──────── PROVIDED DATA ────────

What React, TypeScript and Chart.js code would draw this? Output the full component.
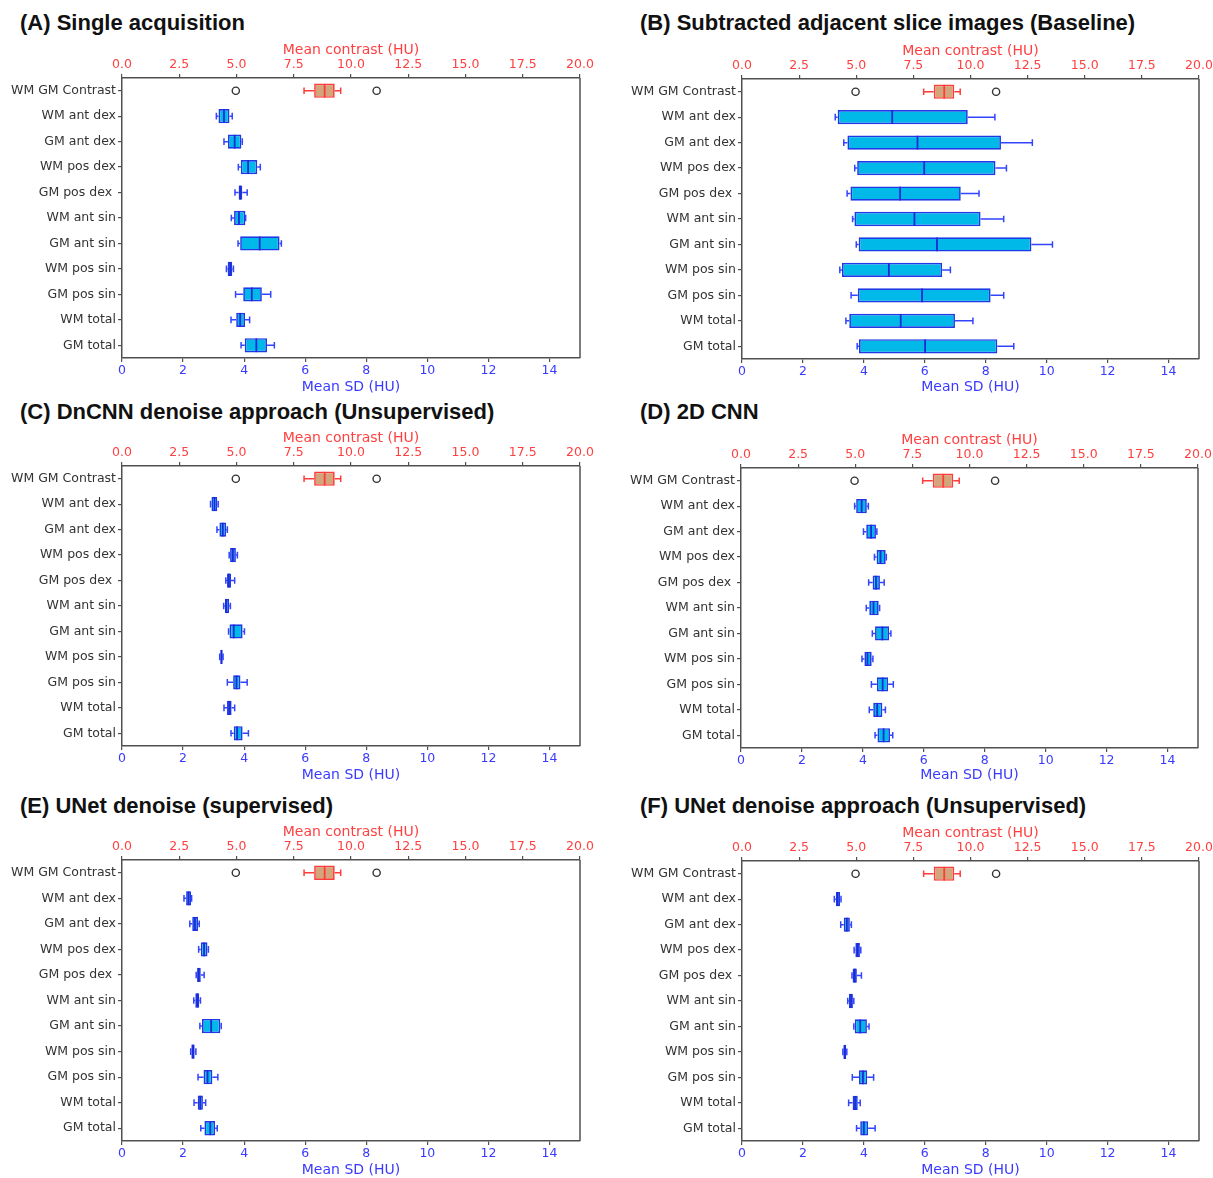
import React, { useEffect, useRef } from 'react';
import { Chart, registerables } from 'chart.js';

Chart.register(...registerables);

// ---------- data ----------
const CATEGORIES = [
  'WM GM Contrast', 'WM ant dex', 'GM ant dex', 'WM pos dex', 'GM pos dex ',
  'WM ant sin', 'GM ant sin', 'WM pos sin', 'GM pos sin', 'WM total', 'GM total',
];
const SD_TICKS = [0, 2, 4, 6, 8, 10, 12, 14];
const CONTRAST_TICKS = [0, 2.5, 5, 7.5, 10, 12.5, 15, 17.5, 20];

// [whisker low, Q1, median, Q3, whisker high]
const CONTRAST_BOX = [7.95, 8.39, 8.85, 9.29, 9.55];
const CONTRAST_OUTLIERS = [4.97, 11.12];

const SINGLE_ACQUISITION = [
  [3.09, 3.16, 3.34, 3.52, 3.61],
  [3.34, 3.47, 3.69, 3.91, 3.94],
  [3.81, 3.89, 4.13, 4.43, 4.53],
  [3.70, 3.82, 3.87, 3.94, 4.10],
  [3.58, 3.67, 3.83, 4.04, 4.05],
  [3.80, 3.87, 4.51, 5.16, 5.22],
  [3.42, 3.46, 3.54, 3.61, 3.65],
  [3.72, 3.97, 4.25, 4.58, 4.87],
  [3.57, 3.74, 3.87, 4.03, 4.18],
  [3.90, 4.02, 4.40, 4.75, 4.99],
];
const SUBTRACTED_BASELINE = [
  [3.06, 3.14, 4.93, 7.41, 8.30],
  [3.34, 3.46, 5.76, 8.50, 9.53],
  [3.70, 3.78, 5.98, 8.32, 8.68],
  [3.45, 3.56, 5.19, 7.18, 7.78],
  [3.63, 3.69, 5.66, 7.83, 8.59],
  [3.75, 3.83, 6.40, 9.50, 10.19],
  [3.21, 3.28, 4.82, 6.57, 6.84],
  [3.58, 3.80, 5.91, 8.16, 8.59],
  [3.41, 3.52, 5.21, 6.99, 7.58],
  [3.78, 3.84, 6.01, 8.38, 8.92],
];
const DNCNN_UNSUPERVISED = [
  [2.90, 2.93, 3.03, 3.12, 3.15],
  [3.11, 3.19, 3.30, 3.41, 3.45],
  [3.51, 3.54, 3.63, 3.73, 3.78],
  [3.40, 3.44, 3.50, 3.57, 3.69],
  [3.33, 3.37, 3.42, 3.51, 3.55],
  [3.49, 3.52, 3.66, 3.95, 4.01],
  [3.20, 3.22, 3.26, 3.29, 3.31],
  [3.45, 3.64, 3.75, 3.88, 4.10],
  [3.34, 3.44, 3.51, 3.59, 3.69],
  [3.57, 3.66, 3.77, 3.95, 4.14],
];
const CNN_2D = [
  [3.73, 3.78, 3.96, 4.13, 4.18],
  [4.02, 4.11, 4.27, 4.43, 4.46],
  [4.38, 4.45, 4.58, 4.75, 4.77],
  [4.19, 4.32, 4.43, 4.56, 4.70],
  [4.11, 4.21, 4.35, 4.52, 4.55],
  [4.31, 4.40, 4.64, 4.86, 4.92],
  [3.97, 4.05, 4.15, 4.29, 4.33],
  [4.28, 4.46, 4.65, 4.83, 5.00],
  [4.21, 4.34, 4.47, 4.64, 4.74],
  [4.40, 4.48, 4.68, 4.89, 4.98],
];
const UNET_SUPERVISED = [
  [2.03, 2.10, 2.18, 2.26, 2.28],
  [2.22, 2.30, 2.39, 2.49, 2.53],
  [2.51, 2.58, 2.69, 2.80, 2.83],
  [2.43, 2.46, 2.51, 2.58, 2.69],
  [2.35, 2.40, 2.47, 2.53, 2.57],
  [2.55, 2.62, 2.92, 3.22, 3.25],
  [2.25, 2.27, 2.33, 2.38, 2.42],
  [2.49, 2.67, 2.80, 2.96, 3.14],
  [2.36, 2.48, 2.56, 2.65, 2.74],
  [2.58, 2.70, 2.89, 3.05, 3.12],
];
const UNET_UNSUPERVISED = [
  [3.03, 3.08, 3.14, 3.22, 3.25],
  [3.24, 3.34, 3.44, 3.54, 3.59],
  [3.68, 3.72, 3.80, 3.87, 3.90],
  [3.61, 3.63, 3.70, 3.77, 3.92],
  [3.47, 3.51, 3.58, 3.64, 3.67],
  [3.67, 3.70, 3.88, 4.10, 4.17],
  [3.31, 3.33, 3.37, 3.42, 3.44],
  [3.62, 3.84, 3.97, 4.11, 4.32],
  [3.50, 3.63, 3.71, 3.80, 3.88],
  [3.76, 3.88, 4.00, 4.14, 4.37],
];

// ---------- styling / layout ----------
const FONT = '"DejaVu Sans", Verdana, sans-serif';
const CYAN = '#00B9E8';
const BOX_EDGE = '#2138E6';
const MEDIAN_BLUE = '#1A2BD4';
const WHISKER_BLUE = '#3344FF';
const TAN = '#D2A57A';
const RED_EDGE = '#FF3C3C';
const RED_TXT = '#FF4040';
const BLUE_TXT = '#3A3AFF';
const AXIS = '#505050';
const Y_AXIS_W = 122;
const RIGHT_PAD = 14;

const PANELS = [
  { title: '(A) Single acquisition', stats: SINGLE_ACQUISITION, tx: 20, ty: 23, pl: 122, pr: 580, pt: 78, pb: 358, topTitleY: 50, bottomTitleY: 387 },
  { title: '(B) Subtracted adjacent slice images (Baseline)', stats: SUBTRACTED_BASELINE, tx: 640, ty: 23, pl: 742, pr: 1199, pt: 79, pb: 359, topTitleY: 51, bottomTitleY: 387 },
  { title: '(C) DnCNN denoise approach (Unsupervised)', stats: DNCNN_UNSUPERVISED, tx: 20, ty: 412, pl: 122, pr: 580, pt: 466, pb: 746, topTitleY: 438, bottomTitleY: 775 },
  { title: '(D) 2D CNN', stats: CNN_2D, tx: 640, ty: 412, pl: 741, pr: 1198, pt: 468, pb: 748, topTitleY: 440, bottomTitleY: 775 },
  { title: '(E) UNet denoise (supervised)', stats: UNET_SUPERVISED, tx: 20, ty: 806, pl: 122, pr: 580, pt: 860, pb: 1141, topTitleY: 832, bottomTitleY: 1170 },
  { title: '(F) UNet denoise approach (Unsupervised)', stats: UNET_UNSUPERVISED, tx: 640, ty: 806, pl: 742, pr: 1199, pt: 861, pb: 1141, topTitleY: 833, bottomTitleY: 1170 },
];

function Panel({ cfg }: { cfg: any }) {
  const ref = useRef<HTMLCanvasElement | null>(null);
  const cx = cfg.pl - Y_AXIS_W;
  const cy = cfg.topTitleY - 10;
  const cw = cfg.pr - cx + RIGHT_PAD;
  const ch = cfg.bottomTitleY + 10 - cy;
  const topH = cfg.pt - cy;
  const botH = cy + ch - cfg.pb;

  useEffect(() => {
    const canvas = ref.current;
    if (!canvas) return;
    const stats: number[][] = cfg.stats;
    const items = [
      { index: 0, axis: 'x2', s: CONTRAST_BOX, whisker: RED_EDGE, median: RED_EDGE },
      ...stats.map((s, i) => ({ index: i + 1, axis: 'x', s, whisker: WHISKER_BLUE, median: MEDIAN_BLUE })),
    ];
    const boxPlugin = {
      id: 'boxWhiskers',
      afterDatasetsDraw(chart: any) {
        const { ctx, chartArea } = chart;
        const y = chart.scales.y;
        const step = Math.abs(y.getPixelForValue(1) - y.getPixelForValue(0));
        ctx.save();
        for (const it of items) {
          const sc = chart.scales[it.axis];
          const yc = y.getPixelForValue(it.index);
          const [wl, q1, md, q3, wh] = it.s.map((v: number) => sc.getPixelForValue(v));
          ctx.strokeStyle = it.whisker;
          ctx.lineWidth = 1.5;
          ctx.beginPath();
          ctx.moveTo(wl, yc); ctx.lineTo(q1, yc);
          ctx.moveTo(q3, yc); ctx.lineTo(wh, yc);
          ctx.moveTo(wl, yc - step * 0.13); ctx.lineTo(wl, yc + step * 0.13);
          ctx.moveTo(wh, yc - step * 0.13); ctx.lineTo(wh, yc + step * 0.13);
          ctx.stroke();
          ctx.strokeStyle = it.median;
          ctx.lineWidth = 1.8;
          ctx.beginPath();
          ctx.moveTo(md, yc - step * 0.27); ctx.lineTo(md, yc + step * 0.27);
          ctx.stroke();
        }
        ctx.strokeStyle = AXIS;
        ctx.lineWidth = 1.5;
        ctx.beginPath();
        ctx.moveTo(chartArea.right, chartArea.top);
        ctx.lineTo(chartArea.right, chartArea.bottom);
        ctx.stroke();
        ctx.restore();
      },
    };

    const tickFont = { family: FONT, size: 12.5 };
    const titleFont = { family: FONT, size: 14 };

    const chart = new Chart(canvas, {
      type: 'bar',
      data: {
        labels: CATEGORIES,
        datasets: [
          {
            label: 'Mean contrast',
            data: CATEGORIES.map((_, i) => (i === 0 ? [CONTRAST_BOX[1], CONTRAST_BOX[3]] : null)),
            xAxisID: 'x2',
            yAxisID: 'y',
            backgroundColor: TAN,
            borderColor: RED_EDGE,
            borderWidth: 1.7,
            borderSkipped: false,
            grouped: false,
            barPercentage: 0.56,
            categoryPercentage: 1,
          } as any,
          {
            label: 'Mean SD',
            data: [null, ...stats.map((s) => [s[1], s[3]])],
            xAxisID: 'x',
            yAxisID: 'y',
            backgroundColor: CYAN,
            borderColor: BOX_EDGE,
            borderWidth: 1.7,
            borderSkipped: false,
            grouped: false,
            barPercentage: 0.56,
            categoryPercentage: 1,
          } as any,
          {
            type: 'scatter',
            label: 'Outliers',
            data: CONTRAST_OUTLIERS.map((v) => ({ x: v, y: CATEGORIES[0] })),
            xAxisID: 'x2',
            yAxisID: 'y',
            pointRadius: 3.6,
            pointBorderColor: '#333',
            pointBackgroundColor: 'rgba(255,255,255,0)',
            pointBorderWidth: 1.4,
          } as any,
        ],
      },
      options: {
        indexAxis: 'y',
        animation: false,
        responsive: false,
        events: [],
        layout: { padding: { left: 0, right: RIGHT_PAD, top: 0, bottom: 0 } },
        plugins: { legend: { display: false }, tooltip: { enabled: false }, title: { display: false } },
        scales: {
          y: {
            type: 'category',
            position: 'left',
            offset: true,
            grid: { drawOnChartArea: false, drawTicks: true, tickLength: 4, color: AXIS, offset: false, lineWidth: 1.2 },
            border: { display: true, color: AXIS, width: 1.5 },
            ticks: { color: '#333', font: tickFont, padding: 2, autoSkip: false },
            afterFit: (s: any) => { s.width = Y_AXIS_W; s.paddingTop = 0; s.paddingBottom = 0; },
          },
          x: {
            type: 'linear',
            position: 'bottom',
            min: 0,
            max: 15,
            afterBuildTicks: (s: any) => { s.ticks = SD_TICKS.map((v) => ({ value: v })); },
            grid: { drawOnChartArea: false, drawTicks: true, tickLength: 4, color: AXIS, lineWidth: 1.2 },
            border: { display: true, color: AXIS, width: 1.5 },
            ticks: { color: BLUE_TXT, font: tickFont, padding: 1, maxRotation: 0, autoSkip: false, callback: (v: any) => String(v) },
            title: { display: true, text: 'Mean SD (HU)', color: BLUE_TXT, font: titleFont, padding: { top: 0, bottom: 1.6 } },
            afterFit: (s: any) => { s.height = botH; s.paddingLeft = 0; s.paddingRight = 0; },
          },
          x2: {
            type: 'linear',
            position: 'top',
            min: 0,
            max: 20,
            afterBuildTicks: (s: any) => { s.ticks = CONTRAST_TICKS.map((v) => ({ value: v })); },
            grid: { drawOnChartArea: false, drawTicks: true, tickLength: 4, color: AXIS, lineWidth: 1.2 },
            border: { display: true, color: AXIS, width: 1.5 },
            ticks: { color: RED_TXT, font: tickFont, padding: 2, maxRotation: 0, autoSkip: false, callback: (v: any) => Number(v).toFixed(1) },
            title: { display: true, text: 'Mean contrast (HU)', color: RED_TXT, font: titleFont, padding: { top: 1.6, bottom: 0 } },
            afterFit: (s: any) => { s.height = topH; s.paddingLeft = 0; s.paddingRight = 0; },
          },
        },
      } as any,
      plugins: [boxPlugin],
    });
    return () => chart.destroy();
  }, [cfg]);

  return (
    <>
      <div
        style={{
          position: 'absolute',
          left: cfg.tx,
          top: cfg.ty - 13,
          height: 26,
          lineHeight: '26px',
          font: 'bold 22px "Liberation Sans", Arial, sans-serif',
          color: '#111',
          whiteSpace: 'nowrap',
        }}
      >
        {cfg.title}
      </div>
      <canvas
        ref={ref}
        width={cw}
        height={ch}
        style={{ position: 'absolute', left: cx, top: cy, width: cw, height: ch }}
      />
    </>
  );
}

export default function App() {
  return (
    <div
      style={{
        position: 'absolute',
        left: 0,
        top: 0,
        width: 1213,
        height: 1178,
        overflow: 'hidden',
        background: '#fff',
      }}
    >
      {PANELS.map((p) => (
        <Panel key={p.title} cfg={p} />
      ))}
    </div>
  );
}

────────

■ WHAT IS BEING ASKED
Repeat the lines above, starting at the first and stopping after the line that holds "15, 17.5, 20];", with the pictures left out.

■ ANSWER FOR THIS EXERCISE
What React, TypeScript and Chart.js code would draw this? Output the full component.
import React, { useEffect, useRef } from 'react';
import { Chart, registerables } from 'chart.js';

Chart.register(...registerables);

// ---------- data ----------
const CATEGORIES = [
  'WM GM Contrast', 'WM ant dex', 'GM ant dex', 'WM pos dex', 'GM pos dex ',
  'WM ant sin', 'GM ant sin', 'WM pos sin', 'GM pos sin', 'WM total', 'GM total',
];
const SD_TICKS = [0, 2, 4, 6, 8, 10, 12, 14];
const CONTRAST_TICKS = [0, 2.5, 5, 7.5, 10, 12.5, 15, 17.5, 20];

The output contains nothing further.